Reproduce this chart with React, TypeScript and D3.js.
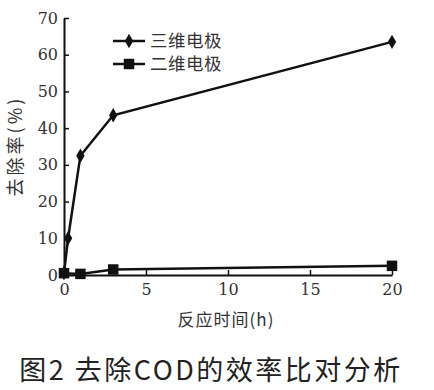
import React, { useEffect, useRef } from 'react';
import * as d3 from 'd3';

// 三维电极 (diamond markers)
const timeA = [0, 0.25, 1, 3, 20];
const rateA = [0.5, 10, 32.5, 43.5, 63.5];
// 二维电极 (square markers)
const timeB = [0, 1, 3, 20];
const rateB = [0.5, 0.3, 1.5, 2.5];

const xTicks = [0, 5, 10, 15, 20];
const yTicks = [0, 10, 20, 30, 40, 50, 60, 70];
const seriesNames = ['三维电极', '二维电极'];

const W = 434;
const H = 390;
const numFont = 'DejaVu Serif';
const cjkFont = "'Noto Sans CJK SC', sans-serif";

const App: React.FC = () => {
  const svgRef = useRef<SVGSVGElement>(null);

  useEffect(() => {
    if (!svgRef.current) return;
    const svg = d3.select(svgRef.current);
    svg.selectAll('*').remove();

    const x = d3.scaleLinear().domain([0, 20]).range([64, 392]);
    const y = d3.scaleLinear().domain([0, 70]).range([275, 18]);

    svg.append('rect').attr('width', W).attr('height', H).attr('fill', '#fff');

    // axes
    const xAxis = svg.append('g').attr('transform', `translate(0,${y(0)})`)
      .call(d3.axisBottom(x).tickValues(xTicks).tickSizeInner(-5).tickSizeOuter(0).tickPadding(9));
    const yAxis = svg.append('g').attr('transform', `translate(${x(0)},0)`)
      .call(d3.axisLeft(y).tickValues(yTicks).tickSizeInner(-5).tickSizeOuter(0).tickPadding(6));
    [xAxis, yAxis].forEach(g => {
      g.attr('font-family', numFont).attr('font-size', 16);
      g.select('.domain').attr('stroke', '#111').attr('stroke-width', 2);
      g.selectAll('.tick line').attr('stroke', '#111').attr('stroke-width', 1.5);
      g.selectAll('.tick text').attr('fill', '#333');
    });

    const line = d3.line<[number, number]>().x(d => x(d[0])).y(d => y(d[1]));
    const ptsA = timeA.map((t, i) => [t, rateA[i]] as [number, number]);
    const ptsB = timeB.map((t, i) => [t, rateB[i]] as [number, number]);

    svg.append('path').datum(ptsB).attr('d', line).attr('fill', 'none')
      .attr('stroke', '#111').attr('stroke-width', 2.5);
    svg.append('path').datum(ptsA).attr('d', line).attr('fill', 'none')
      .attr('stroke', '#111').attr('stroke-width', 2.5);

    const diamond = d3.symbol().type(d3.symbolDiamond).size(60);
    const square = d3.symbol().type(d3.symbolSquare).size(110);

    svg.selectAll('.ma').data(ptsA).enter().append('path')
      .attr('d', diamond).attr('transform', d => `translate(${x(d[0])},${y(d[1])})`).attr('fill', '#111');
    svg.selectAll('.mb').data(ptsB).enter().append('path')
      .attr('d', square).attr('transform', d => `translate(${x(d[0])},${y(d[1])})`).attr('fill', '#111');

    // legend
    seriesNames.forEach((name, i) => {
      const ly = 41 + i * 23;
      svg.append('line').attr('x1', 113).attr('x2', 145).attr('y1', ly).attr('y2', ly)
        .attr('stroke', '#111').attr('stroke-width', 2.5);
      svg.append('path').attr('d', i === 0 ? diamond : square)
        .attr('transform', `translate(129,${ly})`).attr('fill', '#111');
      svg.append('text').attr('x', 150).attr('y', ly + 6).text(name)
        .attr('font-family', cjkFont).attr('font-size', 17.5).attr('letter-spacing', 0.5).attr('fill', '#333');
    });

    // axis titles
    svg.append('text').attr('x', 226).attr('y', 326).attr('text-anchor', 'middle')
      .attr('font-family', cjkFont).attr('font-size', 17).attr('letter-spacing', 1)
      .attr('fill', '#333').text('反应时间(h)');
    svg.append('text').attr('transform', 'translate(22,146) rotate(-90)').attr('text-anchor', 'middle')
      .attr('font-family', cjkFont).attr('font-size', 18).attr('letter-spacing', 3)
      .attr('fill', '#333').text('去除率(%)');

    // caption
    svg.append('text').attr('x', 211).attr('y', 380).attr('text-anchor', 'middle')
      .attr('font-family', cjkFont).attr('font-size', 27).attr('letter-spacing', 2.5)
      .attr('fill', '#222').text('图2 去除COD的效率比对分析');
  }, []);

  return (
    <svg ref={svgRef} width={W} height={H}
      style={{ position: 'absolute', left: 0, top: 0, display: 'block' }} />
  );
};

export default App;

◆ DIRECTIONS ◆
Produce an exact copy of each line of data, skipping embedded images.

◆ RESULT OF THIS TASK ◆
Reproduce this chart with React, TypeScript and D3.js.
import React, { useEffect, useRef } from 'react';
import * as d3 from 'd3';

// 三维电极 (diamond markers)
const timeA = [0, 0.25, 1, 3, 20];
const rateA = [0.5, 10, 32.5, 43.5, 63.5];
// 二维电极 (square markers)
const timeB = [0, 1, 3, 20];
const rateB = [0.5, 0.3, 1.5, 2.5];

const xTicks = [0, 5, 10, 15, 20];
const yTicks = [0, 10, 20, 30, 40, 50, 60, 70];
const seriesNames = ['三维电极', '二维电极'];

const W = 434;
const H = 390;
const numFont = 'DejaVu Serif';
const cjkFont = "'Noto Sans CJK SC', sans-serif";

const App: React.FC = () => {
  const svgRef = useRef<SVGSVGElement>(null);

  useEffect(() => {
    if (!svgRef.current) return;
    const svg = d3.select(svgRef.current);
    svg.selectAll('*').remove();

    const x = d3.scaleLinear().domain([0, 20]).range([64, 392]);
    const y = d3.scaleLinear().domain([0, 70]).range([275, 18]);

    svg.append('rect').attr('width', W).attr('height', H).attr('fill', '#fff');

    // axes
    const xAxis = svg.append('g').attr('transform', `translate(0,${y(0)})`)
      .call(d3.axisBottom(x).tickValues(xTicks).tickSizeInner(-5).tickSizeOuter(0).tickPadding(9));
    const yAxis = svg.append('g').attr('transform', `translate(${x(0)},0)`)
      .call(d3.axisLeft(y).tickValues(yTicks).tickSizeInner(-5).tickSizeOuter(0).tickPadding(6));
    [xAxis, yAxis].forEach(g => {
      g.attr('font-family', numFont).attr('font-size', 16);
      g.select('.domain').attr('stroke', '#111').attr('stroke-width', 2);
      g.selectAll('.tick line').attr('stroke', '#111').attr('stroke-width', 1.5);
      g.selectAll('.tick text').attr('fill', '#333');
    });

    const line = d3.line<[number, number]>().x(d => x(d[0])).y(d => y(d[1]));
    const ptsA = timeA.map((t, i) => [t, rateA[i]] as [number, number]);
    const ptsB = timeB.map((t, i) => [t, rateB[i]] as [number, number]);

    svg.append('path').datum(ptsB).attr('d', line).attr('fill', 'none')
      .attr('stroke', '#111').attr('stroke-width', 2.5);
    svg.append('path').datum(ptsA).attr('d', line).attr('fill', 'none')
      .attr('stroke', '#111').attr('stroke-width', 2.5);

    const diamond = d3.symbol().type(d3.symbolDiamond).size(60);
    const square = d3.symbol().type(d3.symbolSquare).size(110);

    svg.selectAll('.ma').data(ptsA).enter().append('path')
      .attr('d', diamond).attr('transform', d => `translate(${x(d[0])},${y(d[1])})`).attr('fill', '#111');
    svg.selectAll('.mb').data(ptsB).enter().append('path')
      .attr('d', square).attr('transform', d => `translate(${x(d[0])},${y(d[1])})`).attr('fill', '#111');

    // legend
    seriesNames.forEach((name, i) => {
      const ly = 41 + i * 23;
      svg.append('line').attr('x1', 113).attr('x2', 145).attr('y1', ly).attr('y2', ly)
        .attr('stroke', '#111').attr('stroke-width', 2.5);
      svg.append('path').attr('d', i === 0 ? diamond : square)
        .attr('transform', `translate(129,${ly})`).attr('fill', '#111');
      svg.append('text').attr('x', 150).attr('y', ly + 6).text(name)
        .attr('font-family', cjkFont).attr('font-size', 17.5).attr('letter-spacing', 0.5).attr('fill', '#333');
    });

    // axis titles
    svg.append('text').attr('x', 226).attr('y', 326).attr('text-anchor', 'middle')
      .attr('font-family', cjkFont).attr('font-size', 17).attr('letter-spacing', 1)
      .attr('fill', '#333').text('反应时间(h)');
    svg.append('text').attr('transform', 'translate(22,146) rotate(-90)').attr('text-anchor', 'middle')
      .attr('font-family', cjkFont).attr('font-size', 18).attr('letter-spacing', 3)
      .attr('fill', '#333').text('去除率(%)');

    // caption
    svg.append('text').attr('x', 211).attr('y', 380).attr('text-anchor', 'middle')
      .attr('font-family', cjkFont).attr('font-size', 27).attr('letter-spacing', 2.5)
      .attr('fill', '#222').text('图2 去除COD的效率比对分析');
  }, []);

  return (
    <svg ref={svgRef} width={W} height={H}
      style={{ position: 'absolute', left: 0, top: 0, display: 'block' }} />
  );
};

export default App;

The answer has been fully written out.